En théorie, en vertu des Chartes, le législateur peut avoir recours à une clause dérogatoire dans certaines circonstances. Une telle dérogation est de par sa nature exceptionnelle. C’est d’ailleurs pour cette raison que la Charte canadienne oblige le législateur à renouveler la clause dérogatoire à chaque cinq ans afin de laisser à la population l’occasion d’exprimer son accord ou non avec l’étendue de la dérogation à nos valeurs fondamentales.
Dans le contexte actuel, l’équilibre à la base de nos Chartes est mis en péril.
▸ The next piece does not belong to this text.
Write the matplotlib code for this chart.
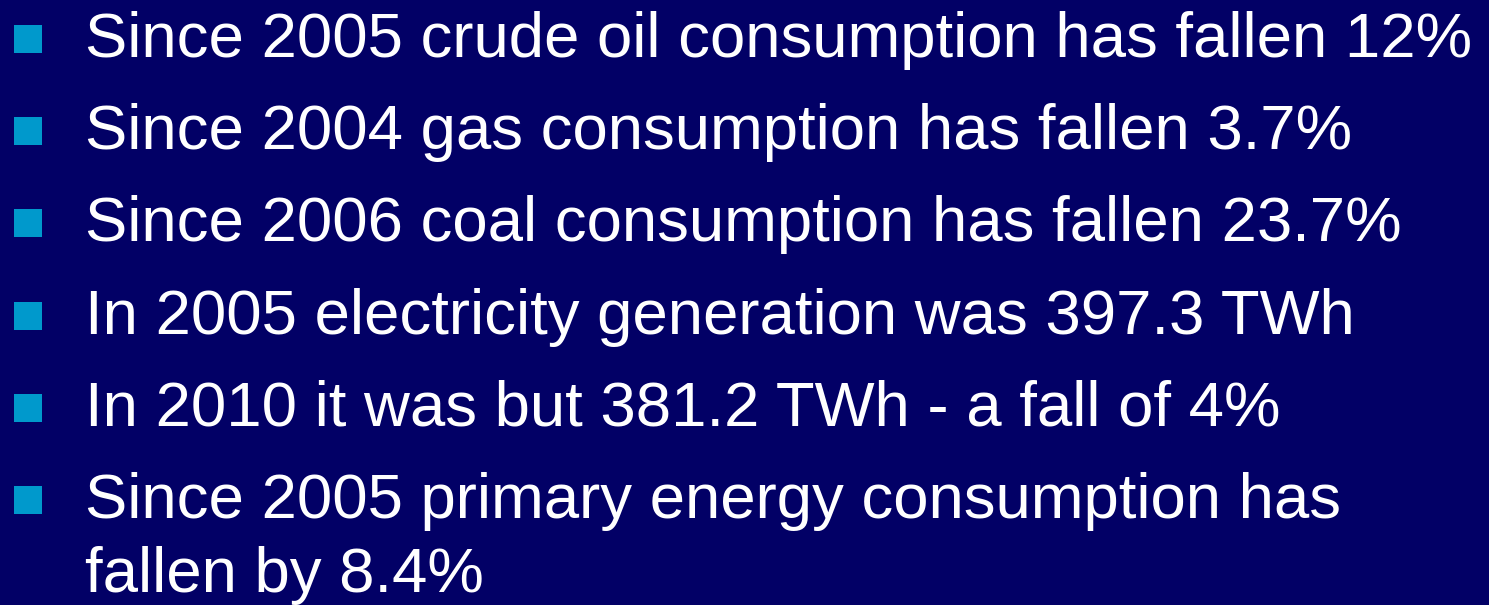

Le gouvernement soutient avoir la conviction que le projet de loi est modéré et respecte les Chartes, mais qu’il invoque les clauses dérogatoires « pour éviter de longues batailles juridiques ». Ce faisant, le gouvernement prive la population de l’information nécessaire afin de prendre une décision éclairée sur la question précise de l’étendue de la dérogation à nos valeurs fondamentales.
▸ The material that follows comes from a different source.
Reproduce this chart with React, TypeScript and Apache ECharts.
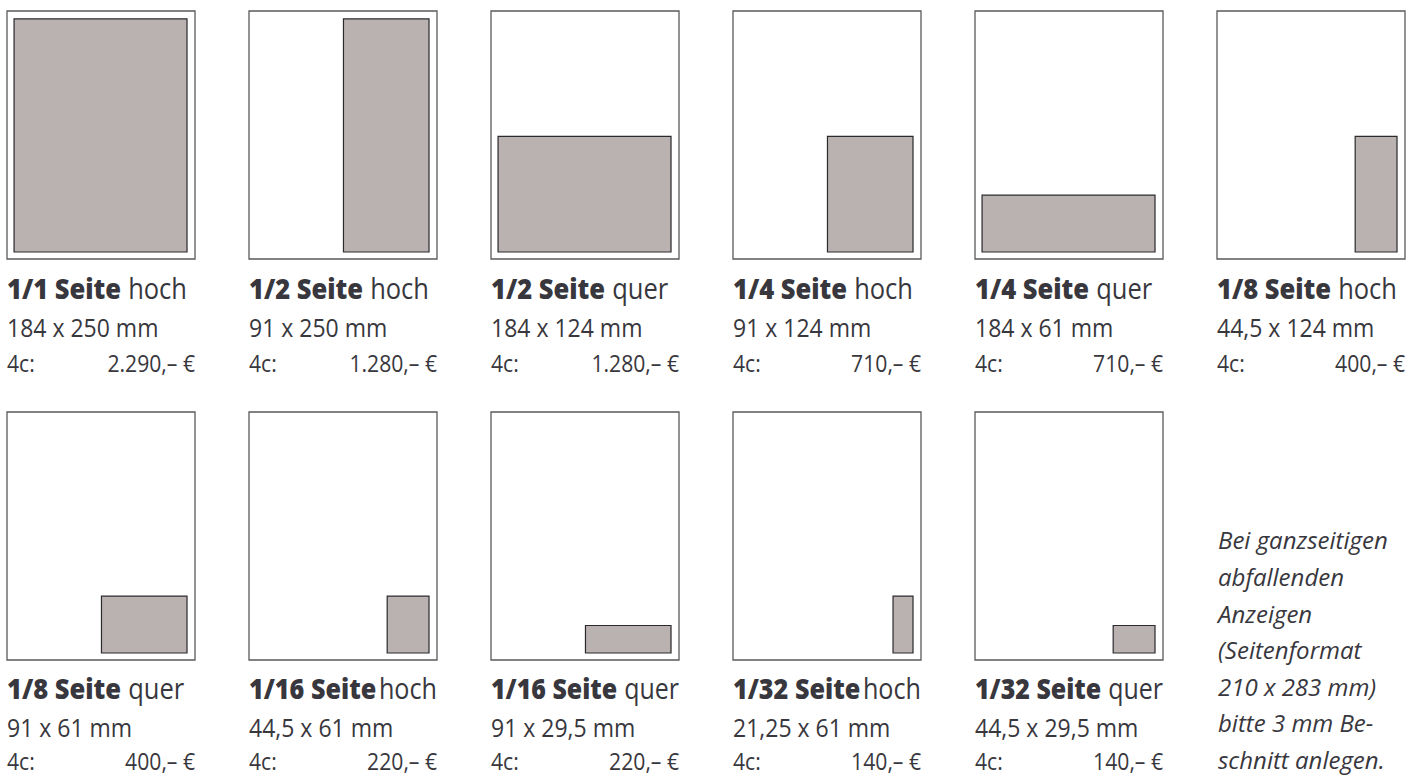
import React, { useEffect, useRef } from "react";
import * as echarts from "echarts";

// ---- data ----
const PAGE_MM = [184, 250]; // usable type area of one page, mm (width, height)
const TITLES = [
  "1/1 Seite", "1/2 Seite", "1/2 Seite", "1/4 Seite", "1/4 Seite", "1/8 Seite",
  "1/8 Seite", "1/16 Seite", "1/16 Seite", "1/32 Seite", "1/32 Seite",
];
const ORIENT = ["hoch", "hoch", "quer", "hoch", "quer", "hoch", "quer", "hoch", "quer", "hoch", "quer"];
const AD_W = [184, 91, 184, 91, 184, 44.5, 91, 44.5, 91, 21.25, 44.5];
const AD_H = [250, 250, 124, 124, 61, 124, 61, 61, 29.5, 61, 29.5];
const PRICE_LABEL = "4c:";
const PRICES = [
  "2.290,– €", "1.280,– €", "1.280,– €", "710,– €", "710,– €", "400,– €",
  "400,– €", "220,– €", "220,– €", "140,– €", "140,– €",
];
const NOTE_LINES = [
  "Bei ganzseitigen",
  "abfallenden",
  "Anzeigen",
  "(Seitenformat",
  "210 x 283 mm)",
  "bitte 3 mm Be-",
  "schnitt anlegen.",
];

// ---- layout ----
const COLS = 6;
const COL_X = [7, 249, 491, 733, 975, 1217];
const ROW_Y = [11, 412];
const TEXT_BASE = [
  [288.3, 325.7, 361.0],
  [286.8, 324.7, 357.6],
]; // baselines relative to page top, per row
const PAGE_W = 188;
const PAGE_H = 248;
const MARGIN = { left: 7.5, right: 8.5, top: 8.5, bottom: 7.5 }; // mm
const FONT = "'Open Sans', 'Noto Sans', sans-serif";
const TEXT_COLOR = "#38373d";
const SX = 0.92;
const T_SIZE = 29;
const T_REF_W = 180; // width of the "1/1 Seite hoch" title line
const L2_SIZE = 25;
const L3_SIZE = 23;
const NOTE_SIZE = 24;
const MID = 0.388; // baseline -> central offset, em

const fmt = (v: number) => String(v).replace(".", ",");

let ctx: CanvasRenderingContext2D | null = null;
function measure(text: string, font: string) {
  if (!ctx) ctx = document.createElement("canvas").getContext("2d");
  if (!ctx) return text.length * 14;
  ctx.font = font;
  return ctx.measureText(text).width;
}

export default function App() {
  const ref = useRef<HTMLDivElement>(null);
  useEffect(() => {
    if (!ref.current) return;
    const chart = echarts.init(ref.current, null, { renderer: "svg" });
    const grids: any[] = [];
    const xAxes: any[] = [];
    const yAxes: any[] = [];
    const series: any[] = [];
    const graphics: any[] = [];
    const boldFont = `800 ${T_SIZE}px ${FONT}`;
    const regFont = `400 ${T_SIZE}px ${FONT}`;
    const GAP = 8;
    const common = T_REF_W / (measure(TITLES[0], boldFont) + GAP + measure(ORIENT[0], regFont));
    AD_W.forEach((w, i) => {
      const col = i % COLS;
      const row = Math.floor(i / COLS);
      const left = COL_X[col];
      const top = ROW_Y[row];
      const base = TEXT_BASE[row];
      grids.push({
        left, top, width: PAGE_W, height: PAGE_H,
        show: true, backgroundColor: "#ffffff", borderColor: "#5a595d", borderWidth: 1.3,
      });
      xAxes.push({ type: "value", gridIndex: i, min: -MARGIN.left, max: PAGE_MM[0] + MARGIN.right, show: false });
      yAxes.push({ type: "value", gridIndex: i, min: -MARGIN.bottom, max: PAGE_MM[1] + MARGIN.top, show: false });
      series.push({
        type: "custom",
        xAxisIndex: i,
        yAxisIndex: i,
        silent: true,
        data: [[w, AD_H[i]]],
        renderItem: (_p: any, api: any) => {
          const aw = api.value(0);
          const ah = api.value(1);
          const tl = api.coord([PAGE_MM[0] - aw, ah]);
          const br = api.coord([PAGE_MM[0], 0]);
          return {
            type: "rect",
            shape: { x: tl[0], y: tl[1], width: br[0] - tl[0], height: br[1] - tl[1] },
            style: { fill: "#bab2b0", stroke: "#2a292d", lineWidth: 1.2 },
          };
        },
      });
      // title: bold part + regular part
      const wb = measure(TITLES[i], boldFont);
      const wr = measure(ORIENT[i], regFont);
      let gap = GAP;
      let sc = Math.min(common, PAGE_W / (wb + gap + wr));
      if (sc < common * 0.975) {
        gap = 3;
        sc = Math.min(common, PAGE_W / (wb + gap + wr));
      }
      const ty = top + base[0] - MID * T_SIZE;
      graphics.push({
        type: "text", x: left, y: ty, scaleX: sc,
        style: { text: TITLES[i], fontFamily: FONT, fontSize: T_SIZE, fontWeight: 800, fill: TEXT_COLOR, verticalAlign: "middle" },
      });
      graphics.push({
        type: "text", x: left + (wb + gap) * sc, y: ty, scaleX: sc,
        style: { text: ORIENT[i], fontFamily: FONT, fontSize: T_SIZE, fontWeight: 400, fill: TEXT_COLOR, verticalAlign: "middle" },
      });
      graphics.push({
        type: "text",
        x: left,
        y: top + base[1] - MID * L2_SIZE,
        scaleX: SX,
        style: {
          text: `${fmt(w)} x ${fmt(AD_H[i])} mm`,
          fontFamily: FONT, fontSize: L2_SIZE, fill: TEXT_COLOR, verticalAlign: "middle",
        },
      });
      graphics.push({
        type: "text",
        x: left,
        y: top + base[2] - MID * L3_SIZE,
        scaleX: SX,
        style: { text: PRICE_LABEL, fontFamily: FONT, fontSize: L3_SIZE, fill: TEXT_COLOR, verticalAlign: "middle" },
      });
      graphics.push({
        type: "text",
        x: left + PAGE_W,
        y: top + base[2] - MID * L3_SIZE,
        scaleX: SX,
        style: { text: PRICES[i], fontFamily: FONT, fontSize: L3_SIZE, fill: TEXT_COLOR, align: "right", verticalAlign: "middle" },
      });
    });
    NOTE_LINES.forEach((line, k) => {
      graphics.push({
        type: "text",
        x: 1218,
        y: 549.3 + k * 36.6 - MID * NOTE_SIZE,
        style: { text: line, fontFamily: FONT, fontSize: NOTE_SIZE, fontStyle: "italic", fill: TEXT_COLOR, verticalAlign: "middle" },
      });
    });
    chart.setOption({
      animation: false,
      backgroundColor: "#ffffff",
      grid: grids,
      xAxis: xAxes,
      yAxis: yAxes,
      series,
      graphic: { elements: graphics },
    });
    return () => chart.dispose();
  }, []);
  return (
    <div
      ref={ref}
      style={{ position: "fixed", left: 0, top: 0, width: 1419, height: 776, background: "#fff" }}
    />
  );
}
De plus, cette position a comme conséquence de remettre en question l’utilité d’un débat sur ces questions fondamentales devant les tribunaux, ou même, sa légitimité. Une telle position va directement à l’encontre du rôle essentiel que nos tribunaux jouent dans une démocratie constitutionnelle, notamment celui de statuer sur la constitutionnalité des lois après avoir eu l’occasion d’entendre toutes les parties intéressées sur la question à l’issue d’un débat complet. Le recours aux clauses dérogatoires afin « d’éviter » ce débat a donc pour effet de miner le respect envers nos tribunaux lorsqu’ils exercent leurs fonctions et assument ce rôle fondamental dans notre société. Que les juges ne soient pas élus n’affecte en rien leur légitimité; en effet, c’est en raison de leur indépendance et de leur impartialité que notre société leur a octroyé le rôle primordial de protéger nos droits fondamentaux.
La décision de recourir aux clauses dérogatoires est d’autant plus préoccupante lorsqu’on comprend que, de toute façon, la loi ne serait pas à l’abri de contestations judiciaires. En effet, penser le contraire est illusoire : des moyens de contestation basés sur d’autres articles de la Charte canadienne non couverts par la clause dérogatoire, sur le partage des compétences, sur les principes sous-jacents à la Constitution, ainsi que sur la portée des clauses dérogatoires elles-mêmes ont déjà été soulevés par des experts en droit constitutionnel dans les derniers jours. Il est à prévoir qu’il y aura bel et bien des débats judiciaires, mais au centre desquels les parties — et la société québécoise — seront privées d’une étude complète des réels enjeux que soulève l’interdiction du port des signes religieux.
L’ABC-Québec interpelle le gouvernement afin qu’il retire les clauses dérogatoires du Projet de loi 21, et qu’il laisse les tribunaux remplir la fonction dévolue par la Charte canadienne et la Charte québécoise dans notre démocratie constitutionnelle. Si, à la lumière d’un débat complet et d’une décision éclairée sur ces questions fondamentales provenant des plus hautes instances judiciaires, le gouvernement décidait tout de même, le cas échéant, d’invoquer les clauses dérogatoires, la population aura le bénéficie d’être pleinement informée sur les enjeux au coeur de cette législation.